**Data extract:**
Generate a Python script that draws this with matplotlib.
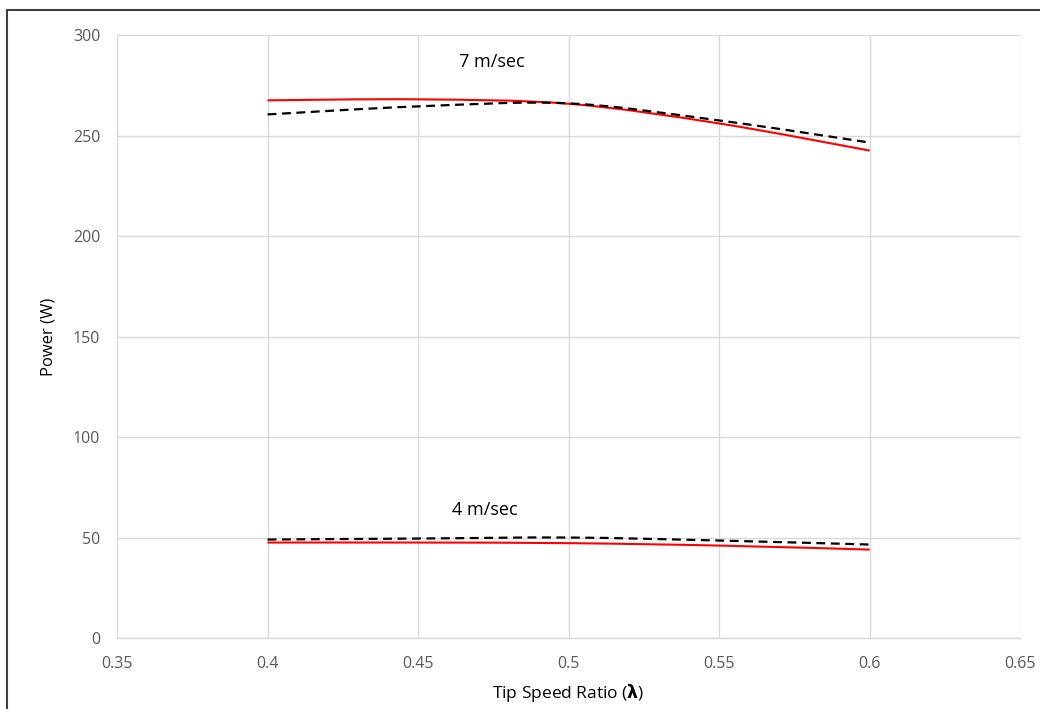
import matplotlib.pyplot as plt
import matplotlib.lines as mlines
import matplotlib.patches as mpatches
from matplotlib.path import Path
import numpy as np

plt.rcParams['font.family'] = ['Open Sans', 'DejaVu Sans']

# Data
tsr = [0.4, 0.45, 0.5, 0.55, 0.6]
power_7_red = [267.5, 268.0, 265.8, 256.0, 242.5]
power_7_black = [260.5, 264.5, 266.0, 257.5, 246.5]
power_4_red = [47.5, 47.5, 47.2, 46.0, 44.0]
power_4_black = [49.0, 49.5, 50.0, 48.5, 46.5]

x_ticks = [0.35, 0.4, 0.45, 0.5, 0.55, 0.6, 0.65]
x_tick_labels = ["0.35", "0.4", "0.45", "0.5", "0.55", "0.6", "0.65"]
y_ticks = [0, 50, 100, 150, 200, 250, 300]


def smooth_path(xs, ys):
    """Catmull-Rom style bezier path through the points (like Excel smoothed lines)."""
    pts = np.column_stack([xs, ys])
    verts = [pts[0]]
    codes = [Path.MOVETO]
    n = len(pts)
    for i in range(n - 1):
        p0 = pts[i - 1] if i > 0 else pts[i]
        p1 = pts[i]
        p2 = pts[i + 1]
        p3 = pts[i + 2] if i + 2 < n else pts[i + 1]
        c1 = p1 + (p2 - p0) / 6.0
        c2 = p2 - (p3 - p1) / 6.0
        verts += [c1, c2, p2]
        codes += [Path.CURVE4] * 3
    return Path(verts, codes)


def draw_curve(ax, xs, ys, **kw):
    patch = mpatches.PathPatch(smooth_path(xs, ys), fill=False,
                               capstyle="butt", **kw)
    ax.add_patch(patch)


fig = plt.figure(figsize=(10.4, 7.09), dpi=100)
ax = fig.add_axes([0.1125, 0.1001, 0.8685, 0.8505])

draw_curve(ax, tsr, power_7_red, edgecolor="#ff0000", linewidth=1.5, zorder=3)
draw_curve(ax, tsr, power_7_black, edgecolor="black", linewidth=1.6,
           linestyle=(0, (4, 2.5)), zorder=4)
draw_curve(ax, tsr, power_4_red, edgecolor="#ff0000", linewidth=1.5, zorder=3)
draw_curve(ax, tsr, power_4_black, edgecolor="black", linewidth=1.6,
           linestyle=(0, (4, 2.5)), zorder=4)

ax.set_xlim(0.35, 0.65)
ax.set_ylim(0, 300)
ax.set_xticks(x_ticks)
ax.set_xticklabels(x_tick_labels)
ax.set_yticks(y_ticks)
ax.grid(True, color="#d9d9d9", linewidth=1.0)
ax.set_axisbelow(True)
for side in ["top", "right", "left"]:
    ax.spines[side].set_visible(False)
ax.spines["bottom"].set_color("#d9d9d9")
ax.spines["bottom"].set_linewidth(1.0)
ax.tick_params(length=0, labelsize=11.5, labelcolor="#595959", pad=13)
ax.tick_params(axis="y", pad=12)

ax.text(0.4746, 286.6, "7 m/sec", ha="center", va="center", fontsize=13)
ax.text(0.4722, 63.5, "4 m/sec", ha="center", va="center", fontsize=13)

ax.set_xlabel("Tip Speed Ratio ($\\mathbf{\\lambda}$)", fontsize=12.5, labelpad=7)
ax.set_ylabel("Power (W)", fontsize=12, labelpad=12)

# Outer frame of the figure panel (cropped at the right and bottom)
fig.add_artist(mlines.Line2D([7 / 1040, 7 / 1040], [0, 1 - 10 / 709],
                             color="#404040", linewidth=1.5))
fig.add_artist(mlines.Line2D([7 / 1040, 1], [1 - 10 / 709, 1 - 10 / 709],
                             color="#404040", linewidth=1.5))

fig.savefig("out.png", dpi=100)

**Exercise directions:** Transcribe the opening line of the listing above, please, and every line after it through the line with "y_ticks = [0, 50, 100, 150, 200, 250, 300]", word for word, without pictures.

**Complete answer:**
Generate a Python script that draws this with matplotlib.
import matplotlib.pyplot as plt
import matplotlib.lines as mlines
import matplotlib.patches as mpatches
from matplotlib.path import Path
import numpy as np

plt.rcParams['font.family'] = ['Open Sans', 'DejaVu Sans']

# Data
tsr = [0.4, 0.45, 0.5, 0.55, 0.6]
power_7_red = [267.5, 268.0, 265.8, 256.0, 242.5]
power_7_black = [260.5, 264.5, 266.0, 257.5, 246.5]
power_4_red = [47.5, 47.5, 47.2, 46.0, 44.0]
power_4_black = [49.0, 49.5, 50.0, 48.5, 46.5]

x_ticks = [0.35, 0.4, 0.45, 0.5, 0.55, 0.6, 0.65]
x_tick_labels = ["0.35", "0.4", "0.45", "0.5", "0.55", "0.6", "0.65"]
y_ticks = [0, 50, 100, 150, 200, 250, 300]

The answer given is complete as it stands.